Good Film! In this film, director Wes Anderson creates his own universe, full of colourful characters, old-world charm and witty one-liners. The nice thing about creating your own universe is that you can make it look perfect. Every shot, every little detail and every set is flawless. Ralph Fiennes steals the show as the sophisticated Gustave H., who never despairs, even in the most unfavourable circumstances. He is supported by a large number of star actors, who are sometimes almost unrecognizable. Because of the amount of support actors, some of them are a bit underused. Tilda Swinton gets rather little screen time, as does Harvey Keitel. The film moves forward at a breakneck speed. You have to be very alert in order not to miss something. The plot is not always very easy to follow, and the dialogue is fast.
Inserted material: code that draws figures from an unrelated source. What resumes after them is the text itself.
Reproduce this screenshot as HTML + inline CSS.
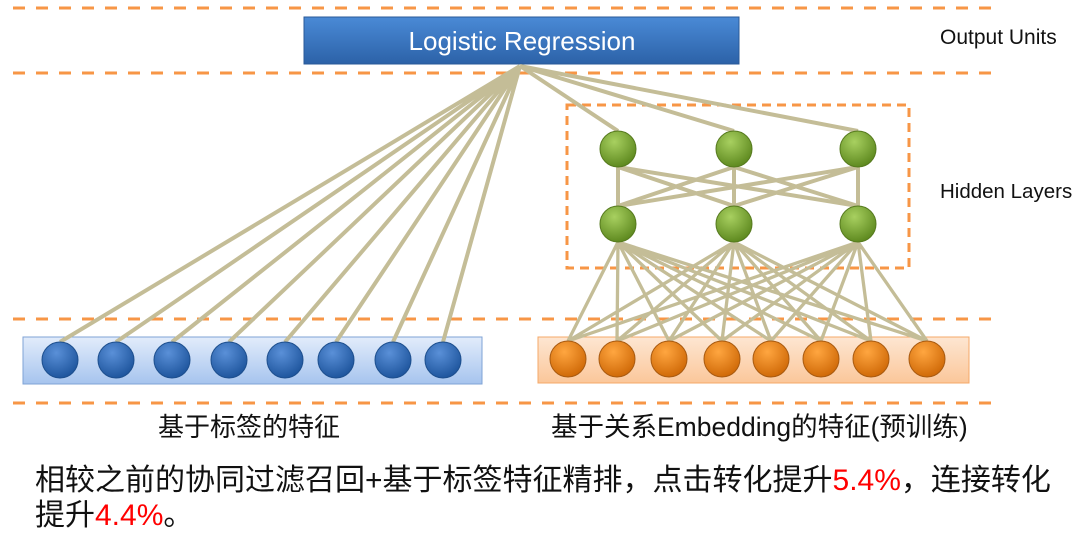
<!DOCTYPE html>
<html><head><meta charset="utf-8"><style>
body{margin:0;width:1080px;height:536px;background:#fff;overflow:hidden;font-family:"Liberation Sans","Noto Sans CJK SC",sans-serif}
svg{position:absolute;left:0;top:0}
.t{position:absolute;white-space:nowrap;color:#111}
</style></head><body>
<svg width="1080" height="536">
<defs>
<radialGradient id="gb" cx="40%" cy="30%" r="70%"><stop offset="0" stop-color="#5a90d8"/><stop offset="1" stop-color="#1f569e"/></radialGradient>
<radialGradient id="gg" cx="40%" cy="30%" r="70%"><stop offset="0" stop-color="#a8d060"/><stop offset="1" stop-color="#5f8a20"/></radialGradient>
<radialGradient id="go" cx="40%" cy="30%" r="70%"><stop offset="0" stop-color="#ffa640"/><stop offset="1" stop-color="#d06a08"/></radialGradient>
<linearGradient id="lr" x1="0" y1="0" x2="0" y2="1"><stop offset="0" stop-color="#4a8ad6"/><stop offset="1" stop-color="#2c62a8"/></linearGradient>
<linearGradient id="bb" x1="0" y1="0" x2="0" y2="1"><stop offset="0" stop-color="#e2ecfb"/><stop offset="1" stop-color="#a6c4ee"/></linearGradient>
<linearGradient id="ob" x1="0" y1="0" x2="0" y2="1"><stop offset="0" stop-color="#fde6d2"/><stop offset="1" stop-color="#fbc79a"/></linearGradient>
</defs>
<g stroke="#f79646" stroke-width="3" stroke-dasharray="12,11">
<line x1="13" y1="8" x2="1000" y2="8"/><line x1="13" y1="73" x2="1000" y2="73"/>
<line x1="13" y1="319" x2="1000" y2="319"/><line x1="13" y1="403" x2="1000" y2="403"/>
</g>
<rect x="567" y="105" width="342" height="163" fill="none" stroke="#f79646" stroke-width="3" stroke-dasharray="9,6"/>
<rect x="304" y="17" width="435" height="47" fill="url(#lr)" stroke="#2a5a98"/>
<rect x="23" y="337" width="459" height="47" fill="url(#bb)" stroke="#7fa3d6"/>
<rect x="538" y="337" width="431" height="46" fill="url(#ob)" stroke="#f5a868"/>
<g stroke="#c4bd97" stroke-width="4" fill="none">
<path d="M520 66L60 342M520 66L116 342M520 66L172 342M520 66L229 342M520 66L285 342M520 66L336 342M520 66L393 342M520 66L443 342"/>
<path d="M520 66L618 131M520 66L734 131M520 66L858 131"/>
<path d="M618 167L618 206M734 167L734 206M858 167L858 206M618 167L734 206M618 167L858 206M734 167L618 206M734 167L858 206M858 167L618 206M858 167L734 206"/>
</g>
<g stroke="#c4bd97" stroke-width="3.3" fill="none">
<path d="M618 242L568 341M618 242L617 341M618 242L669 341M618 242L722 341M618 242L771 341M618 242L821 341M618 242L871 341M618 242L927 341
M734 242L568 341M734 242L617 341M734 242L669 341M734 242L722 341M734 242L771 341M734 242L821 341M734 242L871 341M734 242L927 341
M858 242L568 341M858 242L617 341M858 242L669 341M858 242L722 341M858 242L771 341M858 242L821 341M858 242L871 341M858 242L927 341"/>
</g>
<g fill="url(#gb)" stroke="#1d4f8e">
<circle cx="60" cy="360" r="18"/><circle cx="116" cy="360" r="18"/><circle cx="172" cy="360" r="18"/><circle cx="229" cy="360" r="18"/><circle cx="285" cy="360" r="18"/><circle cx="336" cy="360" r="18"/><circle cx="393" cy="360" r="18"/><circle cx="443" cy="360" r="18"/>
</g>
<g fill="url(#go)" stroke="#a85a10">
<circle cx="568" cy="359" r="18"/><circle cx="617" cy="359" r="18"/><circle cx="669" cy="359" r="18"/><circle cx="722" cy="359" r="18"/><circle cx="771" cy="359" r="18"/><circle cx="821" cy="359" r="18"/><circle cx="871" cy="359" r="18"/><circle cx="927" cy="359" r="18"/>
</g>
<g fill="url(#gg)" stroke="#567a1e">
<circle cx="618" cy="149" r="18"/><circle cx="734" cy="149" r="18"/><circle cx="858" cy="149" r="18"/>
<circle cx="618" cy="224" r="18"/><circle cx="734" cy="224" r="18"/><circle cx="858" cy="224" r="18"/>
</g>
<text x="522" y="50" fill="#fff" font-size="26" text-anchor="middle" font-family="Liberation Sans,sans-serif">Logistic Regression</text>
<text x="940" y="44" fill="#111" font-size="21" font-family="Liberation Sans,sans-serif">Output Units</text>
<text x="940" y="198" fill="#111" font-size="20.5" font-family="Liberation Sans,sans-serif">Hidden Layers</text>
</svg>
<div class="t" style="left:158px;top:410px;font-size:26px;line-height:34px">基于标签的特征</div>
<div class="t" style="left:551px;top:410px;font-size:26.5px;line-height:34px">基于关系Embedding的特征(预训练)</div>
<div class="t" style="left:35px;top:463px;font-size:30px;line-height:35px">相较之前的协同过滤召回+基于标签特征精排，点击转化提升<span style="color:#f00">5.4%</span>，连接转化<br>提升<span style="color:#f00">4.4%</span>。</div>
</body></html>
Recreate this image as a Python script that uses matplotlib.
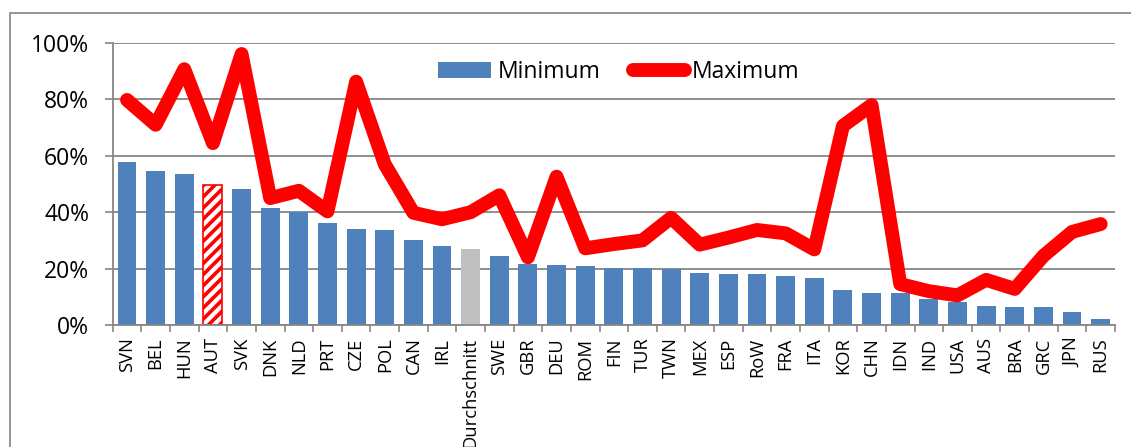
import matplotlib
matplotlib.use("Agg")
import matplotlib.pyplot as plt
from matplotlib.patches import Rectangle
from matplotlib.lines import Line2D
from matplotlib.ticker import FixedLocator, PercentFormatter
import numpy as np

plt.rcParams['font.family'] = ['Open Sans', 'DejaVu Sans']
plt.rcParams['hatch.linewidth'] = 2.6

categories = ["SVN", "BEL", "HUN", "AUT", "SVK", "DNK", "NLD", "PRT", "CZE", "POL",
              "CAN", "IRL", "Durchschnitt", "SWE", "GBR", "DEU", "ROM", "FIN", "TUR",
              "TWN", "MEX", "ESP", "RoW", "FRA", "ITA", "KOR", "CHN", "IDN", "IND",
              "USA", "AUS", "BRA", "GRC", "JPN", "RUS"]
minimum = [57.9, 54.7, 53.5, 49.8, 48.3, 41.4, 40.2, 36.1, 34.0, 33.8,
           30.1, 28.1, 27.0, 24.4, 21.5, 21.3, 20.8, 20.2, 20.1,
           20.0, 18.3, 18.2, 18.1, 17.3, 16.5, 12.5, 11.5, 11.2, 9.3,
           8.3, 6.9, 6.4, 6.3, 4.6, 2.1]
maximum = [79.8, 71.0, 90.7, 64.5, 96.1, 45.0, 47.6, 40.3, 86.3, 57.0,
           39.8, 37.5, 40.0, 46.0, 24.0, 52.6, 27.2, 28.7, 30.0,
           38.0, 28.5, 31.0, 33.7, 32.5, 26.8, 70.6, 78.0, 14.5, 12.0,
           10.5, 16.0, 12.8, 24.5, 33.0, 35.8]
highlight = "AUT"
average = "Durchschnitt"

BLUE = "#4F81BD"
GREY_BAR = "#BFBFBF"
RED = "#FF0000"
GRID = "#868686"

W, H = 1131, 447
fig = plt.figure(figsize=(W / 100, H / 100), dpi=100)
ax = fig.add_axes([112.7 / W, 1 - 325 / H, (1115 - 112.7) / W, (325 - 43) / H])

x = np.arange(len(categories))
bars = ax.bar(x, minimum, width=0.66, color=BLUE, zorder=2, label="Minimum")
for b, name in zip(bars, categories):
    if name == highlight:
        b.set_facecolor("white")
        b.set_edgecolor(RED)
        b.set_hatch("///")
        b.set_linewidth(1.2)
    elif name == average:
        b.set_facecolor(GREY_BAR)

ax.plot(x, maximum, color=RED, lw=10, solid_joinstyle="round",
        solid_capstyle="round", zorder=3, label="Maximum")

ax.set_xlim(-0.5, len(categories) - 0.5)
ax.set_ylim(0, 100)
ax.yaxis.set_major_locator(FixedLocator([0, 20, 40, 60, 80, 100]))
ax.yaxis.set_major_formatter(PercentFormatter(decimals=0))
ax.grid(axis="y", color=GRID, lw=1.3, zorder=1)
ax.set_axisbelow(True)

ax.set_xticks(x)
ax.set_xticklabels(categories, rotation=90, va="top", ha="center", fontsize=13.2)
ax.xaxis.set_minor_locator(FixedLocator(np.arange(-0.5, len(categories), 1.0)))
ax.tick_params(axis="x", which="major", length=0, pad=9)
ax.tick_params(axis="x", which="minor", length=5, width=1.2, color=GRID)
ax.tick_params(axis="y", which="major", length=6, width=1.2, color=GRID,
               labelsize=16.5, pad=11)

for side in ("top", "right"):
    ax.spines[side].set_visible(False)
for side in ("left", "bottom"):
    ax.spines[side].set_color(GRID)
    ax.spines[side].set_linewidth(1.3)

handles = [Rectangle((0, 0), 1, 1, facecolor=BLUE),
           Line2D([0], [0], color=RED, lw=10, solid_capstyle="round")]
ax.legend(handles, ["Minimum", "Maximum"], ncol=2, loc="center",
          bbox_to_anchor=(0.505, 0.897), frameon=False, fontsize=16.5,
          handlelength=2.3, handleheight=0.7, handletextpad=0.3,
          columnspacing=1.4)

# outer chart border
fig.add_artist(Rectangle((10 / W, -0.2), 1.2, 1.2 + (1 - 13 / H) - 1,
                         transform=fig.transFigure, fill=False,
                         edgecolor="#8C8C8C", lw=1.3))

fig.savefig("out.png", dpi=100)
And there are the great camera angles and the wonderful detailed sets to pay attention to. I think by seeing the film a second time you can discover lots of things you didn't notice the first time.
GRAND BUDAPEST HOTEL recounts the adventures of Gustave H, a legendary concierge at a famous European hotel between the wars, and Zero Moustafa, the lobby boy who becomes his most trusted friend. The story involves the theft and recovery of a priceless Renaissance painting and the battle for an enormous family fortune -- all against the back-drop of a suddenly and dramatically changing Continent.
In short, a wonderfully uplifting work.
What sticks out in this film is not only how his focus on quirky storytelling juxtaposes many of the darker occurrences of Gustave's tale, but also how it was acknowledged from Zero's recollection as a fantasy. That the beauty, charm, and humor that we were all enjoying was simply in a man... too "civil" for this world.
It's an interesting character study of illusion and one's ability to create a veil of existence that's even contagious to those around him. The idealized romance between Zero and Agatha, successful escape from prison, reclamation of his innocence and rise to fortune was all just so slightly mired with murder, sacrifice, and untimely deaths all around. It's like a careful dance between a dream and actuality.
I recall 2012's "Life of Pi", where I feel that movie failed this succeeded by utilizing a comedic undertone to capture the viewer's imagination before deconstructing it's beauty with harsh realities. There's an endless supply of offbeat laughs and thrills before we're brought to a cathartic conclusion.
After Moonrise Kingdom disappointed me a bit I'm relieved to say The Grand Budapest Hotel is one of Anderson's best and fans of his work will most definitely enjoy it. Those who aren't? Just the same.